__Exercise requirements__
All of the lines below are to be printed again exactly; images are excluded from the output.

__Supplied information__
|---|

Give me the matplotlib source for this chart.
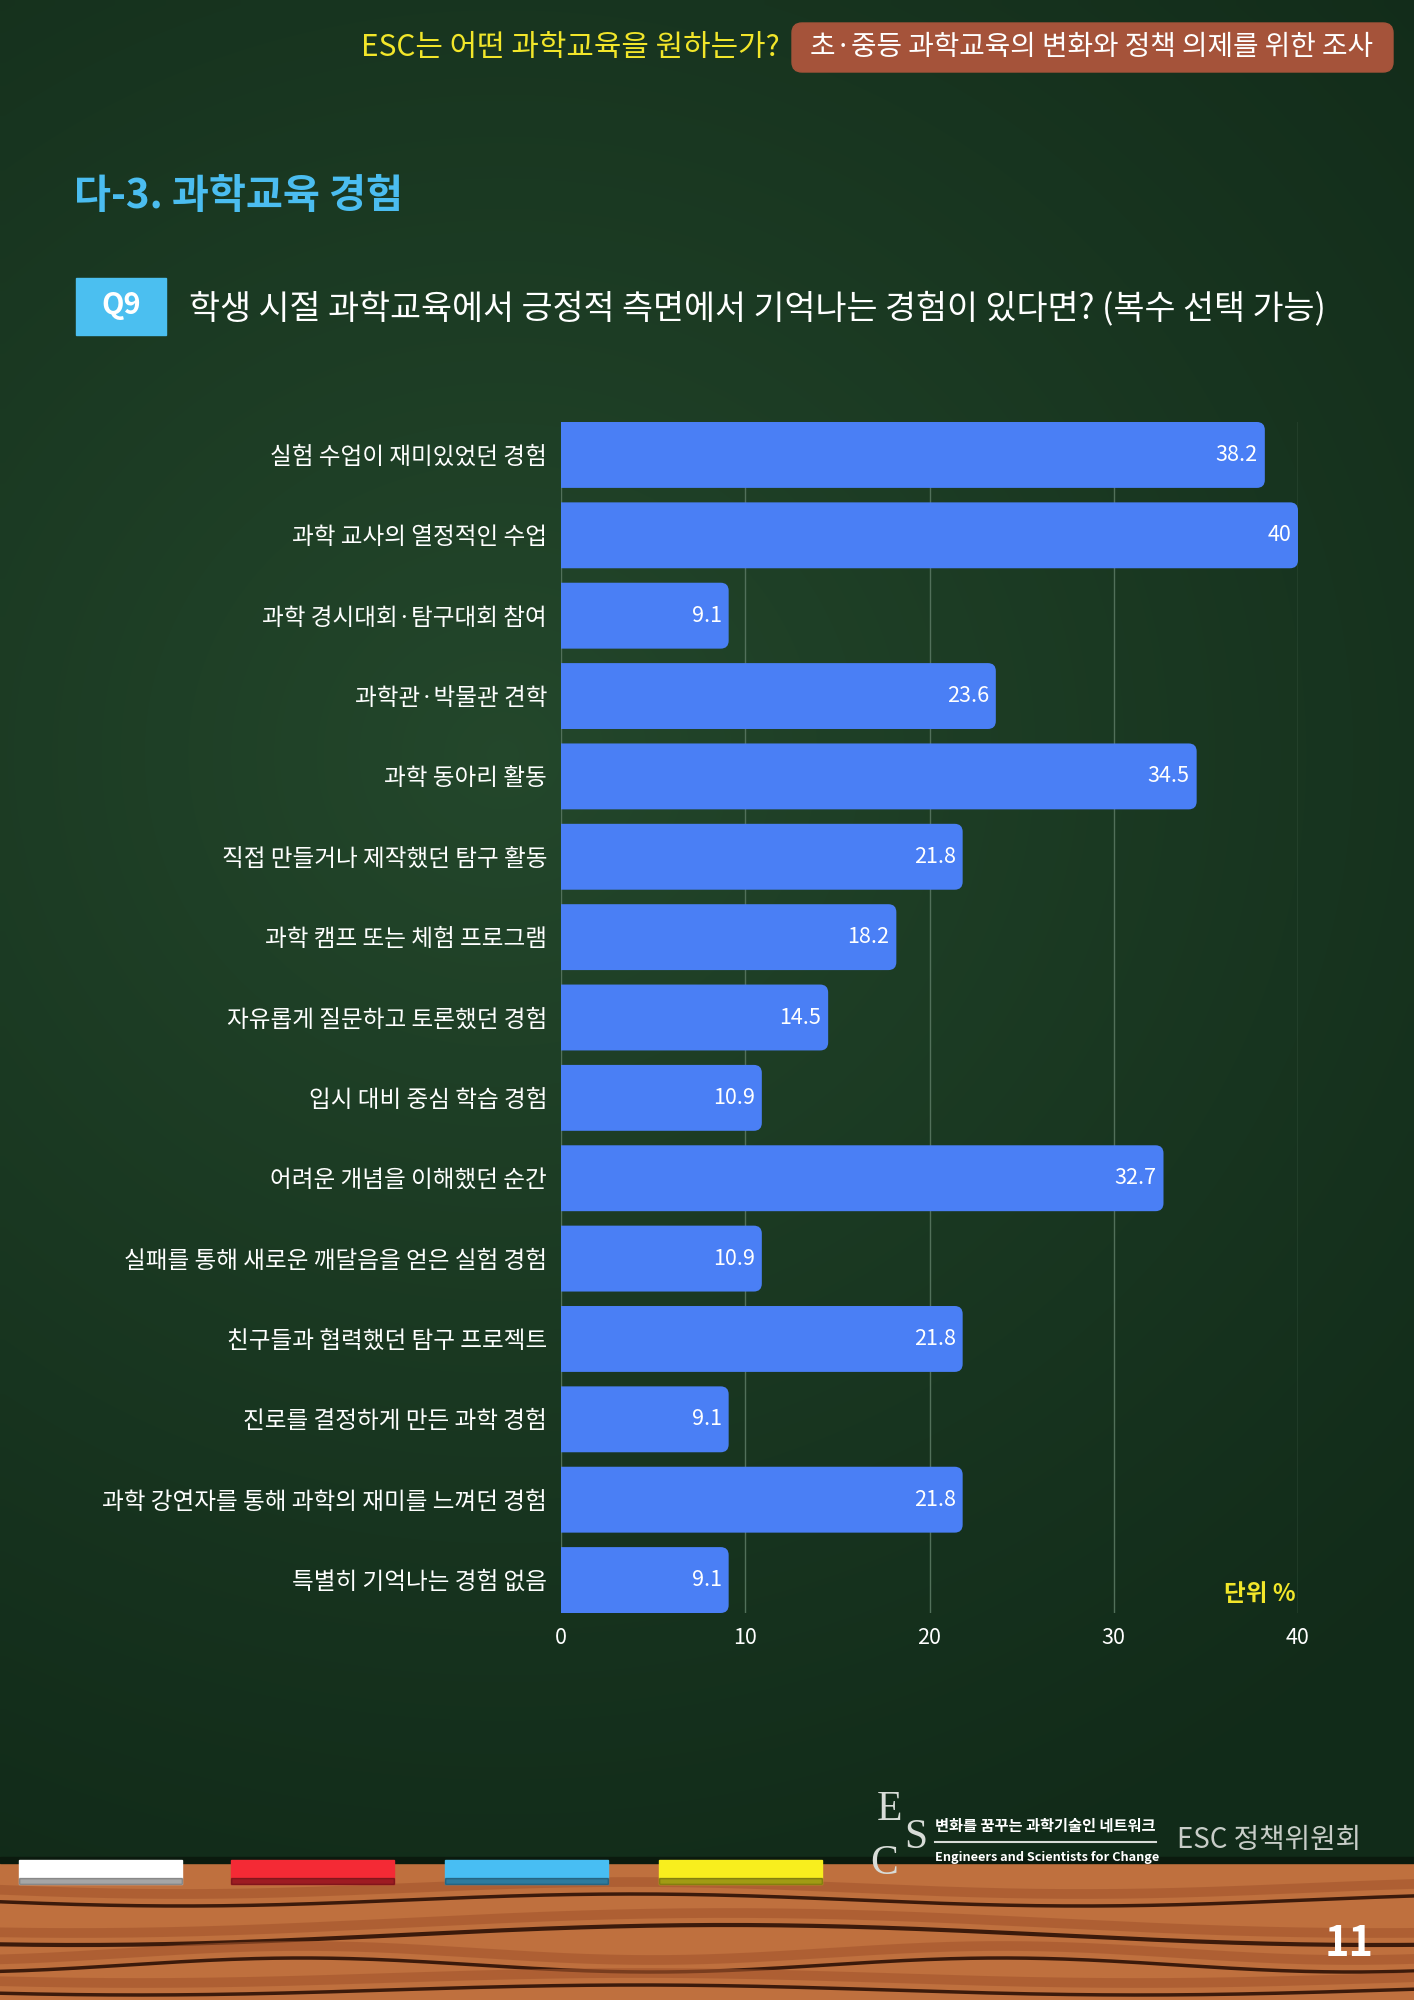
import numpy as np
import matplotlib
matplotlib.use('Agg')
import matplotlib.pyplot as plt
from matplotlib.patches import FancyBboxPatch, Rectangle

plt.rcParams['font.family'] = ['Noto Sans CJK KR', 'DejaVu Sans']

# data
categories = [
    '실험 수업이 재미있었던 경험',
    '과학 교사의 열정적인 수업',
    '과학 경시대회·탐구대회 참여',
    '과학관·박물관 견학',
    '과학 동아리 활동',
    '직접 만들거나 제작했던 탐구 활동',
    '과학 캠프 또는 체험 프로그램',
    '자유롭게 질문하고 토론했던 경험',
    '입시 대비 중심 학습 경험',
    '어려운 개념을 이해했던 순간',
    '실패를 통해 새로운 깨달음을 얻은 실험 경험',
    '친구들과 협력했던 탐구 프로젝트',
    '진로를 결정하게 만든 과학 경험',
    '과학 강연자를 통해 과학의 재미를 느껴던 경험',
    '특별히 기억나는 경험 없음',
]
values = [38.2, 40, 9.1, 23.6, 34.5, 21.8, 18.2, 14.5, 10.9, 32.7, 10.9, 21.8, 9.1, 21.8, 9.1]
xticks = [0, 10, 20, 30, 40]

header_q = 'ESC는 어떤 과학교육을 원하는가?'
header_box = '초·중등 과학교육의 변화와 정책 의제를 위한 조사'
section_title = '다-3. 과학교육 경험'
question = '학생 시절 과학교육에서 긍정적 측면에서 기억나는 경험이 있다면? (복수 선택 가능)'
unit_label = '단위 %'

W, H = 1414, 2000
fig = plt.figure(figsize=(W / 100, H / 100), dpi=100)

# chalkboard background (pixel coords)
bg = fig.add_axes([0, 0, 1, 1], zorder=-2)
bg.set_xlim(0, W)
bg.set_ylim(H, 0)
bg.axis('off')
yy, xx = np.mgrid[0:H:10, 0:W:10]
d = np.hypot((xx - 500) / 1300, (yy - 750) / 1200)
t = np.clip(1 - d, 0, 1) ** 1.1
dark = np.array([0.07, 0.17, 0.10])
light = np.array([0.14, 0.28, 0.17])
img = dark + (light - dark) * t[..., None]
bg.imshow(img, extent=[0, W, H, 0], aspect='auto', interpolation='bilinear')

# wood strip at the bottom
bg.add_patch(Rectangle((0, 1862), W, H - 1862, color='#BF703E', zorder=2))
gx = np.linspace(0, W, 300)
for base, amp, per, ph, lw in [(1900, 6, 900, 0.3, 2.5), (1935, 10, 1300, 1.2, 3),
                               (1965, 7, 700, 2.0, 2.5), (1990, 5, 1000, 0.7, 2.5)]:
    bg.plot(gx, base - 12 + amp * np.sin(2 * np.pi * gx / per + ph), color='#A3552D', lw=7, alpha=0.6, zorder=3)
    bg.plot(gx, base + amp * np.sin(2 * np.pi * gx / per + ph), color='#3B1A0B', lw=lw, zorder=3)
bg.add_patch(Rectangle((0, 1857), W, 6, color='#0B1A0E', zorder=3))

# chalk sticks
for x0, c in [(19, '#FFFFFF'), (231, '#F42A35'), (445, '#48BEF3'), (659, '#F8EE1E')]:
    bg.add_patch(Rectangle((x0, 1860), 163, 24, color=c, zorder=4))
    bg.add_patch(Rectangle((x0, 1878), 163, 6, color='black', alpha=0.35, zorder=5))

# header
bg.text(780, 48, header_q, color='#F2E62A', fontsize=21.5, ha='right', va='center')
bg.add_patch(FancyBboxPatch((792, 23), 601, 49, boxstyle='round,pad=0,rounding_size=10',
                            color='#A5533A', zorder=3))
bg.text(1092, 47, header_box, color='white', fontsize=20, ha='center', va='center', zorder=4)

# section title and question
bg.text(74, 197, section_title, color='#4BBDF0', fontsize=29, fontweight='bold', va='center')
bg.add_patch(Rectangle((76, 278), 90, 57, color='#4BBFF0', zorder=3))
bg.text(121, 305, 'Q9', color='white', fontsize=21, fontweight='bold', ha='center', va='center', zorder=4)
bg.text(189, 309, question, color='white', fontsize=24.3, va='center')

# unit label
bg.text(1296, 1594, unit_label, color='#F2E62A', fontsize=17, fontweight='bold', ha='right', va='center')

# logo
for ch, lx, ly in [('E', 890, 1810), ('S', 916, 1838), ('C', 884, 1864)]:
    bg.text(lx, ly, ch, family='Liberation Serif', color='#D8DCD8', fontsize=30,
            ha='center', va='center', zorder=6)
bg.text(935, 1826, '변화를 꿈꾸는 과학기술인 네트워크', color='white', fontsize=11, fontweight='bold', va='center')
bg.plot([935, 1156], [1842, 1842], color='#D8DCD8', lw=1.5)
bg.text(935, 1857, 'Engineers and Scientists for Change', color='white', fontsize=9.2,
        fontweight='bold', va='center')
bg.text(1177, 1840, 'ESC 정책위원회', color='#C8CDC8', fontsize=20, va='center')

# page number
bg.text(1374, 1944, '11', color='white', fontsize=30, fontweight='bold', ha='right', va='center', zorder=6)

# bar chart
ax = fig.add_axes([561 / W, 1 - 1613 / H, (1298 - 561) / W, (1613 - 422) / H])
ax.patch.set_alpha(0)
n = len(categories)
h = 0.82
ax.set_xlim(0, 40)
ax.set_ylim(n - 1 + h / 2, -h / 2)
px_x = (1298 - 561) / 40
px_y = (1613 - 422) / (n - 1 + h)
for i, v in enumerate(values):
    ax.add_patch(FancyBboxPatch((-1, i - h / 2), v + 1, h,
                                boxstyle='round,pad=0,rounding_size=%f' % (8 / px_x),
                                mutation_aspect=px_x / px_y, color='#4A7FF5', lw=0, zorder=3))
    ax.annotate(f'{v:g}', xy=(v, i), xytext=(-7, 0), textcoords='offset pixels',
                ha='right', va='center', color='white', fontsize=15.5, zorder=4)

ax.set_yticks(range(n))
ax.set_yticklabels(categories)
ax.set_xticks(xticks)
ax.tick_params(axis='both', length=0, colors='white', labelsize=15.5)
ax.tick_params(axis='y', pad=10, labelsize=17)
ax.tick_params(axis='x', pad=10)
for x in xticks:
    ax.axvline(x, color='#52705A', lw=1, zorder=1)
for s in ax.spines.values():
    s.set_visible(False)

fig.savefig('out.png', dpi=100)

|---|

__Task output__
Give me the matplotlib source for this chart.
import numpy as np
import matplotlib
matplotlib.use('Agg')
import matplotlib.pyplot as plt
from matplotlib.patches import FancyBboxPatch, Rectangle

plt.rcParams['font.family'] = ['Noto Sans CJK KR', 'DejaVu Sans']

# data
categories = [
    '실험 수업이 재미있었던 경험',
    '과학 교사의 열정적인 수업',
    '과학 경시대회·탐구대회 참여',
    '과학관·박물관 견학',
    '과학 동아리 활동',
    '직접 만들거나 제작했던 탐구 활동',
    '과학 캠프 또는 체험 프로그램',
    '자유롭게 질문하고 토론했던 경험',
    '입시 대비 중심 학습 경험',
    '어려운 개념을 이해했던 순간',
    '실패를 통해 새로운 깨달음을 얻은 실험 경험',
    '친구들과 협력했던 탐구 프로젝트',
    '진로를 결정하게 만든 과학 경험',
    '과학 강연자를 통해 과학의 재미를 느껴던 경험',
    '특별히 기억나는 경험 없음',
]
values = [38.2, 40, 9.1, 23.6, 34.5, 21.8, 18.2, 14.5, 10.9, 32.7, 10.9, 21.8, 9.1, 21.8, 9.1]
xticks = [0, 10, 20, 30, 40]

header_q = 'ESC는 어떤 과학교육을 원하는가?'
header_box = '초·중등 과학교육의 변화와 정책 의제를 위한 조사'
section_title = '다-3. 과학교육 경험'
question = '학생 시절 과학교육에서 긍정적 측면에서 기억나는 경험이 있다면? (복수 선택 가능)'
unit_label = '단위 %'

W, H = 1414, 2000
fig = plt.figure(figsize=(W / 100, H / 100), dpi=100)

# chalkboard background (pixel coords)
bg = fig.add_axes([0, 0, 1, 1], zorder=-2)
bg.set_xlim(0, W)
bg.set_ylim(H, 0)
bg.axis('off')
yy, xx = np.mgrid[0:H:10, 0:W:10]
d = np.hypot((xx - 500) / 1300, (yy - 750) / 1200)
t = np.clip(1 - d, 0, 1) ** 1.1
dark = np.array([0.07, 0.17, 0.10])
light = np.array([0.14, 0.28, 0.17])
img = dark + (light - dark) * t[..., None]
bg.imshow(img, extent=[0, W, H, 0], aspect='auto', interpolation='bilinear')

# wood strip at the bottom
bg.add_patch(Rectangle((0, 1862), W, H - 1862, color='#BF703E', zorder=2))
gx = np.linspace(0, W, 300)
for base, amp, per, ph, lw in [(1900, 6, 900, 0.3, 2.5), (1935, 10, 1300, 1.2, 3),
                               (1965, 7, 700, 2.0, 2.5), (1990, 5, 1000, 0.7, 2.5)]:
    bg.plot(gx, base - 12 + amp * np.sin(2 * np.pi * gx / per + ph), color='#A3552D', lw=7, alpha=0.6, zorder=3)
    bg.plot(gx, base + amp * np.sin(2 * np.pi * gx / per + ph), color='#3B1A0B', lw=lw, zorder=3)
bg.add_patch(Rectangle((0, 1857), W, 6, color='#0B1A0E', zorder=3))

# chalk sticks
for x0, c in [(19, '#FFFFFF'), (231, '#F42A35'), (445, '#48BEF3'), (659, '#F8EE1E')]:
    bg.add_patch(Rectangle((x0, 1860), 163, 24, color=c, zorder=4))
    bg.add_patch(Rectangle((x0, 1878), 163, 6, color='black', alpha=0.35, zorder=5))

# header
bg.text(780, 48, header_q, color='#F2E62A', fontsize=21.5, ha='right', va='center')
bg.add_patch(FancyBboxPatch((792, 23), 601, 49, boxstyle='round,pad=0,rounding_size=10',
                            color='#A5533A', zorder=3))
bg.text(1092, 47, header_box, color='white', fontsize=20, ha='center', va='center', zorder=4)

# section title and question
bg.text(74, 197, section_title, color='#4BBDF0', fontsize=29, fontweight='bold', va='center')
bg.add_patch(Rectangle((76, 278), 90, 57, color='#4BBFF0', zorder=3))
bg.text(121, 305, 'Q9', color='white', fontsize=21, fontweight='bold', ha='center', va='center', zorder=4)
bg.text(189, 309, question, color='white', fontsize=24.3, va='center')

# unit label
bg.text(1296, 1594, unit_label, color='#F2E62A', fontsize=17, fontweight='bold', ha='right', va='center')

# logo
for ch, lx, ly in [('E', 890, 1810), ('S', 916, 1838), ('C', 884, 1864)]:
    bg.text(lx, ly, ch, family='Liberation Serif', color='#D8DCD8', fontsize=30,
            ha='center', va='center', zorder=6)
bg.text(935, 1826, '변화를 꿈꾸는 과학기술인 네트워크', color='white', fontsize=11, fontweight='bold', va='center')
bg.plot([935, 1156], [1842, 1842], color='#D8DCD8', lw=1.5)
bg.text(935, 1857, 'Engineers and Scientists for Change', color='white', fontsize=9.2,
        fontweight='bold', va='center')
bg.text(1177, 1840, 'ESC 정책위원회', color='#C8CDC8', fontsize=20, va='center')

# page number
bg.text(1374, 1944, '11', color='white', fontsize=30, fontweight='bold', ha='right', va='center', zorder=6)

# bar chart
ax = fig.add_axes([561 / W, 1 - 1613 / H, (1298 - 561) / W, (1613 - 422) / H])
ax.patch.set_alpha(0)
n = len(categories)
h = 0.82
ax.set_xlim(0, 40)
ax.set_ylim(n - 1 + h / 2, -h / 2)
px_x = (1298 - 561) / 40
px_y = (1613 - 422) / (n - 1 + h)
for i, v in enumerate(values):
    ax.add_patch(FancyBboxPatch((-1, i - h / 2), v + 1, h,
                                boxstyle='round,pad=0,rounding_size=%f' % (8 / px_x),
                                mutation_aspect=px_x / px_y, color='#4A7FF5', lw=0, zorder=3))
    ax.annotate(f'{v:g}', xy=(v, i), xytext=(-7, 0), textcoords='offset pixels',
                ha='right', va='center', color='white', fontsize=15.5, zorder=4)

ax.set_yticks(range(n))
ax.set_yticklabels(categories)
ax.set_xticks(xticks)
ax.tick_params(axis='both', length=0, colors='white', labelsize=15.5)
ax.tick_params(axis='y', pad=10, labelsize=17)
ax.tick_params(axis='x', pad=10)
for x in xticks:
    ax.axvline(x, color='#52705A', lw=1, zorder=1)
for s in ax.spines.values():
    s.set_visible(False)

fig.savefig('out.png', dpi=100)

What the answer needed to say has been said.